February 11, 2013 / 23:14 IST
Reliance Communications has done it again. A month after closing a billion dollar deal with Alcatel Lucent, Reliance Communications has signed another one billion dollar deal with Ericcson. CNBC-TV18’s Kritika Saxena reports.
Anil Ambani's Reliance Communications is trying to kill two birds with one stone -- cut costs, and enhance customer experience. In what is the second billion dollar managed services deal in the telecom space in recent times, RCom has farmed out its managed network services to Ericcson.
Incidentally, the first billion dollar deal in this space was also sealed by RCom with Alcatel Lucent. So Ericcson will be responsible for RCom's managed network services spanning 100,000 kilometres of fiber and mobile infrastructure in 11 telecom circles. But the two deals have some key differences.
While both deals have an 8-year tenure, RCom's deal with Alcatel Lucent will cover the eastern and southern regions of India, while its deal with Ericsson covers the northern and western regions.
Also, while only 4,000 RCom employees would move to Alcatel Lucent, the deal with Ericcson will see 5,000 RCom employees make the move.

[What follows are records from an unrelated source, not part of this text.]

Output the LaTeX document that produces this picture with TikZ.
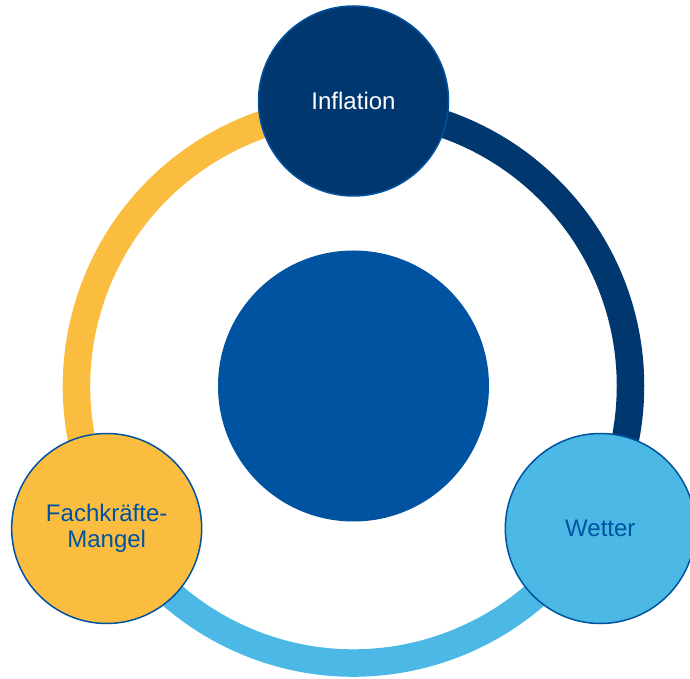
\documentclass[tikz,border=0pt]{standalone}
\usepackage{fontspec}
\setmainfont{Liberation Sans}
\definecolor{navy}{HTML}{00376E}
\definecolor{midblue}{HTML}{0053A0}
\definecolor{skyblue}{HTML}{4BB8E5}
\definecolor{sun}{HTML}{FBBD40}

\begin{document}
\begin{tikzpicture}[x=1pt, y=1pt,
        ring/.style={line width=27.5pt},
        topic/.style={circle, draw=midblue, line width=1.5pt, minimum size=190pt, inner sep=0pt, align=center, font=\fontsize{24}{26}\selectfont}]
        \useasboundingbox (-353.5, -293) rectangle (336.5, 386);
        \clip (-353.5, -293) rectangle (336.5, 386);

        % ring
        \draw[ring, navy] (90:277) arc (90:-30:277);
        \draw[ring, skyblue] (-30:277) arc (-30:-150:277);
        \draw[ring, sun] (210:277) arc (210:90:277);

        \node[circle, fill=midblue, minimum size=271pt, inner sep=0pt] (core) at (0, 0) {};

        \node[topic, fill=navy, text=white] (infl) at (90:285) {Inflation};
        \node[topic, fill=skyblue, text=midblue] (wetter) at (-30:285) {Wetter};
        \node[topic, fill=sun, text=midblue] (fach) at (210:285) {Fachkräfte-\\Mangel};
\end{tikzpicture}
\end{document}
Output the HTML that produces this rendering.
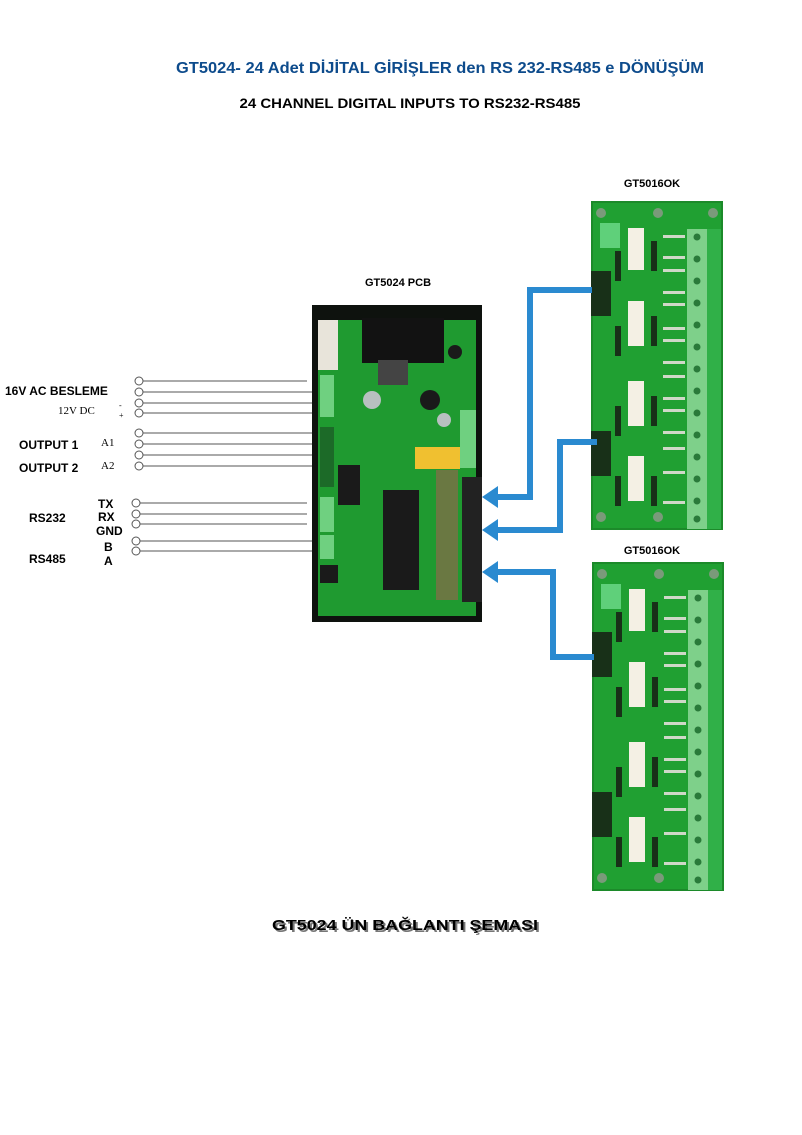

The reason the Ericcson deal needs more manpower is because the northern and western regions of India include Delhi and Mumbai, which are not only larger by size, but also a key market for RCom. These two deals will not only streamline RCom's wireless, wire line, tower and enterprise operations, they will also help RCom increase its margins. However, experts say that the impact of this process will reflect in RCom's books only after two quarters.